5 of 198 comments (clear)

  1. When doing anything involving the ocean by geekoid · · Score: 3, Interesting

    Take you expected costs, double it, then throw the piece of paper way because it's still useless.

    --
    The Kruger Dunning explains most post on /. http://en.wikipedia.org/wiki/Dunning%E2%80%93Kruger_effect
    1. Re:When doing anything involving the ocean by Jane+Q.+Public · · Score: 4, Interesting

      When I was a child, we had a nice wood boat. A ChrisCraft. The finish was getting pretty weather-worn so my father took it to a guy who refinished boats to get it done. He specified brass screws, just like the original. The refinisher said, "Everybody uses stainless steel these days. They're just as good." My father reluctantly let him use the stainless steel screws.

      The boat was moored by strong chains to a dock in the ocean. (You had to leave lots of play in the chains so the boat could ride up and down with the tide.) A few weeks later, by family got a call from the SeaBees. They had found the boat, dangling underwater by the chains holding it to the dock pilings.

      The seawater had eaten the stainless steel screws right up. It only took a few weeks.

    2. Re:When doing anything involving the ocean by swb · · Score: 4, Interesting

      The original screws were probably bronze, not brass. Bronze has no appreciable zinc while brass contains a lot of zinc. Immersed in sea water, brass will dezincify and corrode.

      Most marine raw water systems use bronze fittings for this reason.

      Stainless isn't suitable for below the waterline applications because the chromium can't form a protective oxidization layer due to the lack of oxygen exposure.

      Your boat would have sunk with brass or stainless screws.

  2. sorry by Charliemopps · · Score: 2, Interesting

    Moving parts = bad idea.
    Moving parts in salt water?
    Repairs under water?!?!
    It's as simple as that.

  3. Re:Too bad by bluefoxlucid · · Score: 3, Interesting

    Ocean warming is a bigger opportunity. Jabbing a thermal collector into a volcanic vent, rolling it through a sterling engine as a cooling system, with the cold side submerged in the cold ocean.

    A lot of new, green tech is ludicrous. People want solar farms in the desert because of all the arid heat and lack of clouds, but discount the fragile ecosystem. Wind farms take up much more space than nuclear plants for the same power output. Hydrogen is difficult to store without supercooling, and is only a storage scheme and not a generation scheme, and only operates at 50%-80% efficiency. Hydroelectric is an environmental disaster.

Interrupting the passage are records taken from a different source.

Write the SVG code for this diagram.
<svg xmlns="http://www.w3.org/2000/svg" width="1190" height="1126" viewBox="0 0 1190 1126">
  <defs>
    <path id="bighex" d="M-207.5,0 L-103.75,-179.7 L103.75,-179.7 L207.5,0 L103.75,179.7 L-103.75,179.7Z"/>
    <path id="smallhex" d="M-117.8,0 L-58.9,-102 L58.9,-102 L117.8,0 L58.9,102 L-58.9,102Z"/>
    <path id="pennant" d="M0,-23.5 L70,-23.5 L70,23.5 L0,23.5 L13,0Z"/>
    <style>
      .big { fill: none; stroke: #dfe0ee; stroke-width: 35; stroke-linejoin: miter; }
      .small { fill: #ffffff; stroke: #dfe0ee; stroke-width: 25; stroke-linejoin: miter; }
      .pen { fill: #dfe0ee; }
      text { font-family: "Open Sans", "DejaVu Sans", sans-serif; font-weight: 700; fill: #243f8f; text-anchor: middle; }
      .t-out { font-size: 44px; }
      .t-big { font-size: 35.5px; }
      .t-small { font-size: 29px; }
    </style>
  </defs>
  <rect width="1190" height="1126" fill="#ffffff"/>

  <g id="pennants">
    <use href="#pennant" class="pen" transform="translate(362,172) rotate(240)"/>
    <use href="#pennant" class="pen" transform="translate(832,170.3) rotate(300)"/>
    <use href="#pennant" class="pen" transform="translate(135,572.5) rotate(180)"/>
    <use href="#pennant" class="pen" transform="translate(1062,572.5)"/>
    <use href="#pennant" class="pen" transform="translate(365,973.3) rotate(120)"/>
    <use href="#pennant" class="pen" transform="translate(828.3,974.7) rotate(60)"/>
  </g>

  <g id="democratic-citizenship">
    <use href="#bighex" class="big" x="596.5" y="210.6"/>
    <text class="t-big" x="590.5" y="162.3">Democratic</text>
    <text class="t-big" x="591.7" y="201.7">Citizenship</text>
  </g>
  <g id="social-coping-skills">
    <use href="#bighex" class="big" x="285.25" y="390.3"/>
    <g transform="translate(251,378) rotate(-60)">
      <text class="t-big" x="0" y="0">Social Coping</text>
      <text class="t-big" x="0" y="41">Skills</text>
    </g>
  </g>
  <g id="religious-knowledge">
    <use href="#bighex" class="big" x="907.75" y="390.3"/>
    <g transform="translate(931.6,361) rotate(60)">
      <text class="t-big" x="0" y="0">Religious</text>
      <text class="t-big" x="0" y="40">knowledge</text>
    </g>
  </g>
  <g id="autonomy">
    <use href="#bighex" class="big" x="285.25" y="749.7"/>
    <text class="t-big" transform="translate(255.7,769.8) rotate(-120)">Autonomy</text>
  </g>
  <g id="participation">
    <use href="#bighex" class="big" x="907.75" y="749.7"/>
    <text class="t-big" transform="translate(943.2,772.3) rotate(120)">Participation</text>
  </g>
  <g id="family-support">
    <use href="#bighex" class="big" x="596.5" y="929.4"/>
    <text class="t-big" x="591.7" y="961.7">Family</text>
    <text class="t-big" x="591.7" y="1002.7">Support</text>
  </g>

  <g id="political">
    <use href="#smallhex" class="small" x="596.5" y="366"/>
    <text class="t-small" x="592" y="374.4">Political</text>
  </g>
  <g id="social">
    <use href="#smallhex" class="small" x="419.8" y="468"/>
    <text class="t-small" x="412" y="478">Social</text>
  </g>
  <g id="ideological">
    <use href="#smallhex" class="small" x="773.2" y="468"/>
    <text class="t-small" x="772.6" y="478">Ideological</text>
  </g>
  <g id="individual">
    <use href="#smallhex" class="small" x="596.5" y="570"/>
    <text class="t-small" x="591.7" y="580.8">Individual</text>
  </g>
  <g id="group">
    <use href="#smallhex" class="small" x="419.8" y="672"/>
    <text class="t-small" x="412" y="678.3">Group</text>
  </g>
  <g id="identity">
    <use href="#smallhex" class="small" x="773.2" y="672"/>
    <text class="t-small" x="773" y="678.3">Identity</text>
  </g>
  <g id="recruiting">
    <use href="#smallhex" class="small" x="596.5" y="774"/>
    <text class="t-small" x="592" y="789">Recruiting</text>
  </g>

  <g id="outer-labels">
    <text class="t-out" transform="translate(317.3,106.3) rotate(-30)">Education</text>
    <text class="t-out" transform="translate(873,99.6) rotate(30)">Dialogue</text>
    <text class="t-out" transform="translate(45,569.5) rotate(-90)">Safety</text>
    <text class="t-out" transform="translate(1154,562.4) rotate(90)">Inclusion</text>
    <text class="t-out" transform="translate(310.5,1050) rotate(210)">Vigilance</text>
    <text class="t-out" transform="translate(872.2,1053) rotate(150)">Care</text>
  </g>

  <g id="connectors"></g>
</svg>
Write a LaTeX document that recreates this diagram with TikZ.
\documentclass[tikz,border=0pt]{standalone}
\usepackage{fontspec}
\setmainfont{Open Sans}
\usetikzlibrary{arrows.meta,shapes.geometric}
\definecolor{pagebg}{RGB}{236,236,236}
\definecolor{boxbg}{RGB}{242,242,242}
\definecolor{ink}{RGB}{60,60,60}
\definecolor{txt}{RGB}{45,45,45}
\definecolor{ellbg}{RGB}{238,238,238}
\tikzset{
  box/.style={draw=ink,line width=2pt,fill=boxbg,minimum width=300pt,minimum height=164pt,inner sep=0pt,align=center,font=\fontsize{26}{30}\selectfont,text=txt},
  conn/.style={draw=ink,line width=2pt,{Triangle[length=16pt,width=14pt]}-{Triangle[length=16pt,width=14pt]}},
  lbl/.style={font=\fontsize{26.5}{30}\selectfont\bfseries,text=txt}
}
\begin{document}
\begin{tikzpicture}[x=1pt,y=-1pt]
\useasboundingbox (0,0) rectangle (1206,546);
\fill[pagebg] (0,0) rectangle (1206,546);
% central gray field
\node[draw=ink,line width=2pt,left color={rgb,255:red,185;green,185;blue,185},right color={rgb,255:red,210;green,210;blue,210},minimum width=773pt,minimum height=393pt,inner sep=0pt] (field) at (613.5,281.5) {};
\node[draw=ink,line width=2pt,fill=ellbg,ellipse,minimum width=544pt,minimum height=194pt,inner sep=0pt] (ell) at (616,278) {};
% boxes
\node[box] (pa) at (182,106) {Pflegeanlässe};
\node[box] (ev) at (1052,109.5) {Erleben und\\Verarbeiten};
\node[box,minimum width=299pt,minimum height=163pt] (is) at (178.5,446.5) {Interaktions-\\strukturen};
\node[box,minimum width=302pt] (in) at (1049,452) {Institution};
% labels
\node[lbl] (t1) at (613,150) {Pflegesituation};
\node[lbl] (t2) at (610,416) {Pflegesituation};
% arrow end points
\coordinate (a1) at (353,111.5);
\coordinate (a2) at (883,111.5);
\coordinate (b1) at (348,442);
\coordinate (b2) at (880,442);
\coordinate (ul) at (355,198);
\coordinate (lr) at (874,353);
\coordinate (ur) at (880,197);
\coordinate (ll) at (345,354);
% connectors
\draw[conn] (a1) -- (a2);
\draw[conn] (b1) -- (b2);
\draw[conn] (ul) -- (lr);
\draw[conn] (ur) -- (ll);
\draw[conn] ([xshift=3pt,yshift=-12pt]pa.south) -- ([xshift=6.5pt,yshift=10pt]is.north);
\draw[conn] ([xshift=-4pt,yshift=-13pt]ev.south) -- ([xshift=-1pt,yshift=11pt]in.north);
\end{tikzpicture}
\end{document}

    Direct heat applications from solar-thermal water heating are about the only thing that make sense. Their efficiency is high, and their cost is low. A small, 1.2 square meter collector provides 3000BTU/hr, about 85% of a kW; I can fit over 20 of these on my roof at a sun-receiving angle and spacing, giving over 65,000 BTU/hr average throughout the day. My roof can produce 19kW of heat output, while I only need 3kW to stay warm or cool--the AC breaker is 30A, providing about 3kW of cooling.

    A hydronic coil off the water heater, an absorption cooler, or so on can harvest the heat collected by less than $2000 of tubes and a total of $3000 of equipment to provide for about $2500 annual air space and water heating and cooling in my house. Excess generated heat could theoretically drive a sterling engine to produce a small amount of electricity, but the investment for more tubes to generate a useful amount of electricity would be unjustifiable; I can buy 100% solar electricity for 12 cents per kWh.

    Thus, in just over a year, I can recover my investment in solar water heating by incorporating space heating and cooling, assuming I was in the market for a new furnace and air conditioner anyway--the furnace would be an air handler with electric back-up, vastly cheaper than a new gas furnace, offsetting the expensive absorption chiller. A $900 pellet stove would serve as a back-up. Overall, the setup would save an immense amount of electricity and natural gas.